- [Stated task] From the entries below, gather each line containing the word "this".

Entries taken from a collection
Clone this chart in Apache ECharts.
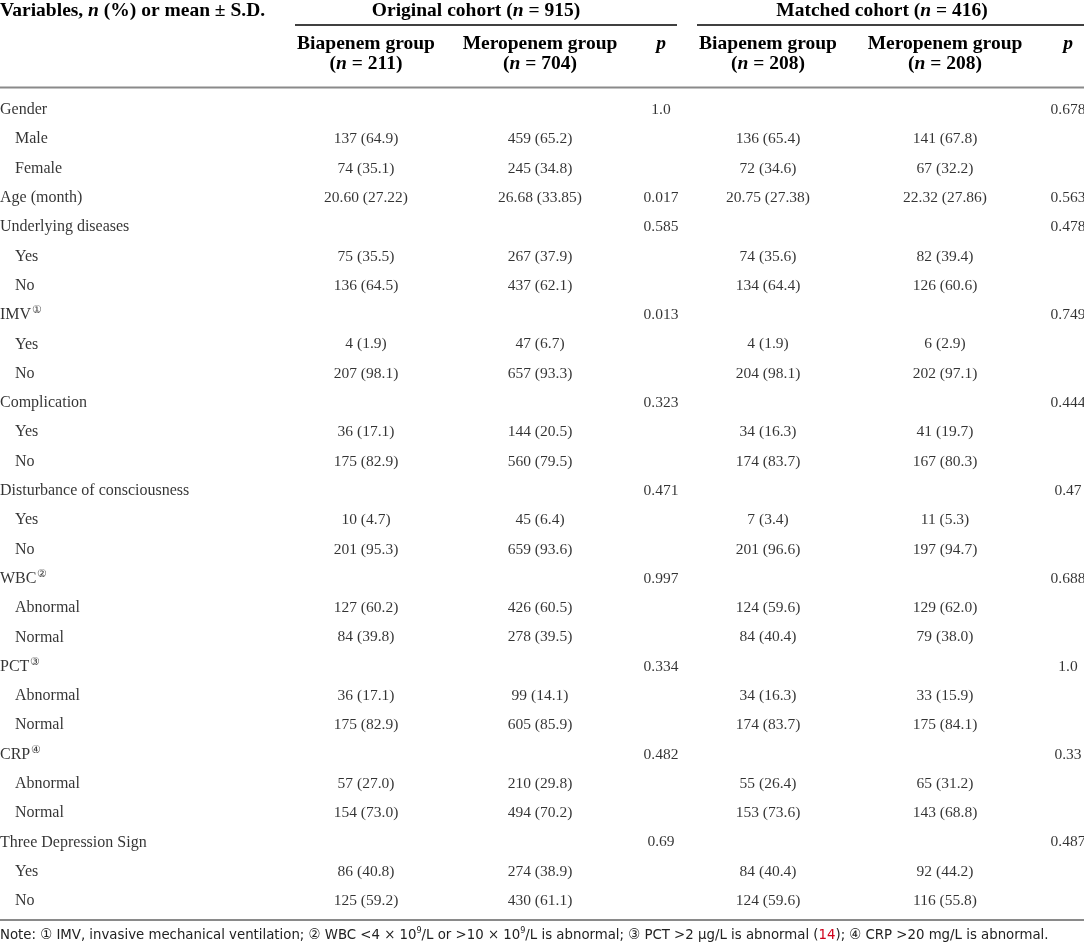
<!DOCTYPE html>
<html>
<head>
<meta charset="utf-8">
<script src="https://cdn.jsdelivr.net/npm/echarts@6/dist/echarts.min.js"></script>
<style>
html,body{margin:0;padding:0;background:#fff;}
#chart{width:1084px;height:947px;}
</style>
</head>
<body>
<div id="chart"></div>
<script>
// rows of the table
var rowNames = ['Gender', 'Male', 'Female', 'Age (month)', 'Underlying diseases', 'Yes', 'No', 'IMV', 'Yes', 'No',
    'Complication', 'Yes', 'No', 'Disturbance of consciousness', 'Yes', 'No', 'WBC', 'Abnormal', 'Normal',
    'PCT', 'Abnormal', 'Normal', 'CRP', 'Abnormal', 'Normal', 'Three Depression Sign', 'Yes', 'No'];
var rowIndent = [0, 1, 1, 0, 0, 1, 1, 0, 1, 1, 0, 1, 1, 0, 1, 1, 0, 1, 1, 0, 1, 1, 0, 1, 1, 0, 1, 1];
var rowMark = ['', '', '', '', '', '', '', '①', '', '', '', '', '', '', '', '', '②', '', '', '③', '', '', '④', '', '', '', '', ''];

var biaOrig = ['', '137 (64.9)', '74 (35.1)', '20.60 (27.22)', '', '75 (35.5)', '136 (64.5)', '', '4 (1.9)', '207 (98.1)',
    '', '36 (17.1)', '175 (82.9)', '', '10 (4.7)', '201 (95.3)', '', '127 (60.2)', '84 (39.8)',
    '', '36 (17.1)', '175 (82.9)', '', '57 (27.0)', '154 (73.0)', '', '86 (40.8)', '125 (59.2)'];
var meroOrig = ['', '459 (65.2)', '245 (34.8)', '26.68 (33.85)', '', '267 (37.9)', '437 (62.1)', '', '47 (6.7)', '657 (93.3)',
    '', '144 (20.5)', '560 (79.5)', '', '45 (6.4)', '659 (93.6)', '', '426 (60.5)', '278 (39.5)',
    '', '99 (14.1)', '605 (85.9)', '', '210 (29.8)', '494 (70.2)', '', '274 (38.9)', '430 (61.1)'];
var pOrig = ['1.0', '', '', '0.017', '0.585', '', '', '0.013', '', '', '0.323', '', '', '0.471', '', '',
    '0.997', '', '', '0.334', '', '', '0.482', '', '', '0.69', '', ''];
var biaMatch = ['', '136 (65.4)', '72 (34.6)', '20.75 (27.38)', '', '74 (35.6)', '134 (64.4)', '', '4 (1.9)', '204 (98.1)',
    '', '34 (16.3)', '174 (83.7)', '', '7 (3.4)', '201 (96.6)', '', '124 (59.6)', '84 (40.4)',
    '', '34 (16.3)', '174 (83.7)', '', '55 (26.4)', '153 (73.6)', '', '84 (40.4)', '124 (59.6)'];
var meroMatch = ['', '141 (67.8)', '67 (32.2)', '22.32 (27.86)', '', '82 (39.4)', '126 (60.6)', '', '6 (2.9)', '202 (97.1)',
    '', '41 (19.7)', '167 (80.3)', '', '11 (5.3)', '197 (94.7)', '', '129 (62.0)', '79 (38.0)',
    '', '33 (15.9)', '175 (84.1)', '', '65 (31.2)', '143 (68.8)', '', '92 (44.2)', '116 (55.8)'];
var pMatch = ['0.678', '', '', '0.563', '0.478', '', '', '0.749', '', '', '0.444', '', '', '0.47', '', '',
    '0.688', '', '', '1.0', '', '', '0.33', '', '', '0.487', '', ''];

// header texts
var groupHeads = ['Original cohort', 'Matched cohort'];
var groupN = ['915', '416'];
var colNames = ['Biapenem group', 'Meropenem group', 'Biapenem group', 'Meropenem group'];
var colN = ['211', '704', '208', '208'];

var serif = "'Liberation Serif', 'DejaVu Serif', serif";
var sans = "'DejaVu Sans Condensed', 'Liberation Sans Narrow', 'Liberation Sans', sans-serif";

var chart = echarts.init(document.getElementById('chart'));

// column centres (pixels on the hidden x axis)
var colX = [366, 540, 661, 768, 945, 1068];
var cols = [biaOrig, meroOrig, pOrig, biaMatch, meroMatch, pMatch];

function cellSeries(vals, x){
    var d = [];
    vals.forEach(function(v, i){ if (v) d.push([x, i, v]); });
    return {
        type: 'scatter', symbolSize: 0, data: d, silent: true,
        label: {
            show: true, position: 'inside', color: '#000',
            fontFamily: serif, fontSize: 15.5,
            formatter: function(p){ return p.value[2]; }
        }
    };
}

var series = cols.map(function(c, k){ return cellSeries(c, colX[k]); });
// first column, row labels
series.push({
    type: 'scatter', symbolSize: 0, silent: true,
    data: rowNames.map(function(n, i){ return [rowIndent[i] ? 15 : 0, i, n, rowMark[i]]; }),
    label: {
        show: true, position: 'right', distance: 0, color: '#000',
        formatter: function(p){
            return '{t|' + p.value[2] + '}' + (p.value[3] ? '{s|' + p.value[3] + '}' : '');
        },
        rich: {
            t: {fontFamily: serif, fontSize: 16, color: '#000', lineHeight: 20},
            s: {fontFamily: serif, fontSize: 10.5, color: '#000', lineHeight: 20, padding: [0, 0, 9, 1]}
        }
    }
});

var hs = 19.5;
var rich = {
    b: {fontFamily: serif, fontSize: hs, fontWeight: 'bold', color: '#000'},
    i: {fontFamily: serif, fontSize: hs, fontWeight: 'bold', fontStyle: 'italic', color: '#000'}
};
function htext(x, y, str, align){
    return {type: 'text', x: x, y: y, silent: true,
        style: {text: str, rich: rich, align: align || 'center', verticalAlign: 'middle',
            fontFamily: serif, fontSize: hs, fontWeight: 'bold', fill: '#000'}};
}
var graphic = [
    htext(0, 11, '{b|Variables, }{i|n}{b| (%) or mean ± S.D.}', 'left'),
    htext(476, 11, '{b|' + groupHeads[0] + ' (}{i|n}{b| = ' + groupN[0] + ')}'),
    htext(882, 11, '{b|' + groupHeads[1] + ' (}{i|n}{b| = ' + groupN[1] + ')}'),
    {type: 'line', shape: {x1: 295, y1: 25, x2: 677, y2: 25}, style: {stroke: '#000', lineWidth: 1.5}},
    {type: 'line', shape: {x1: 697, y1: 25, x2: 1084, y2: 25}, style: {stroke: '#000', lineWidth: 1.5}},
    htext(661, 43.5, '{i|p}'),
    htext(1068, 43.5, '{i|p}'),
    {type: 'line', shape: {x1: 0, y1: 87.5, x2: 1084, y2: 87.5}, style: {stroke: '#8a8a8a', lineWidth: 2}},
    {type: 'line', shape: {x1: 0, y1: 920, x2: 1084, y2: 920}, style: {stroke: '#8a8a8a', lineWidth: 2}},
    {type: 'text', x: 0, y: 935, silent: true,
        style: {
            text: '{n|Note: ① IMV, invasive mechanical ventilation; ② WBC <4 × 10}{u|9}{n|/L or >10 × 10}{u|9}{n|/L is abnormal; ③ PCT >2 μg/L is abnormal (}{r|14}{n|); ④ CRP >20 mg/L is abnormal.}',
            verticalAlign: 'middle',
            rich: {
                n: {fontFamily: sans, fontSize: 14.8, fill: '#222', lineHeight: 18},
                u: {fontFamily: sans, fontSize: 9, fill: '#222', lineHeight: 18, padding: [0, 0, 8, 0]},
                r: {fontFamily: sans, fontSize: 14.8, fill: '#d0021b', lineHeight: 18}
            }
        }}
];
[0, 1, 3, 4].forEach(function(c, k){
    graphic.push(htext(colX[c], 43.5, '{b|' + colNames[k] + '}'));
    graphic.push(htext(colX[c], 64, '{b|(}{i|n}{b| = ' + colN[k] + ')}'));
});

var option = {
    animation: false,
    grid: {left: 0, right: 0, top: 95.35, bottom: 31.35},
    xAxis: {type: 'value', min: 0, max: 1084, show: false},
    yAxis: {type: 'category', inverse: true, show: false, data: rowNames.map(function(n, i){ return i; })},
    series: series,
    graphic: graphic
};
chart.setOption(option);
</script>
</body>
</html>
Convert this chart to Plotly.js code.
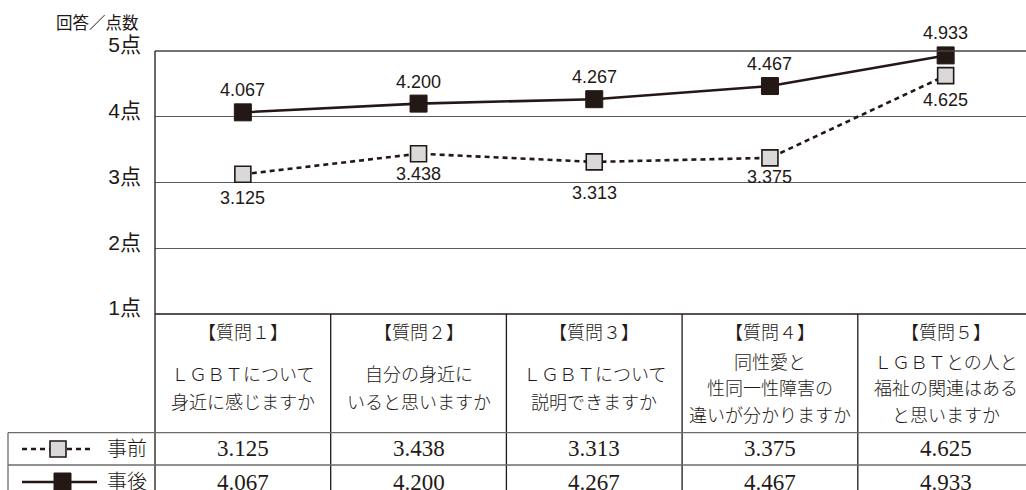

- [Problem solution]
Clone this chart in Apache ECharts.
Convert this chart to Plotly.js code.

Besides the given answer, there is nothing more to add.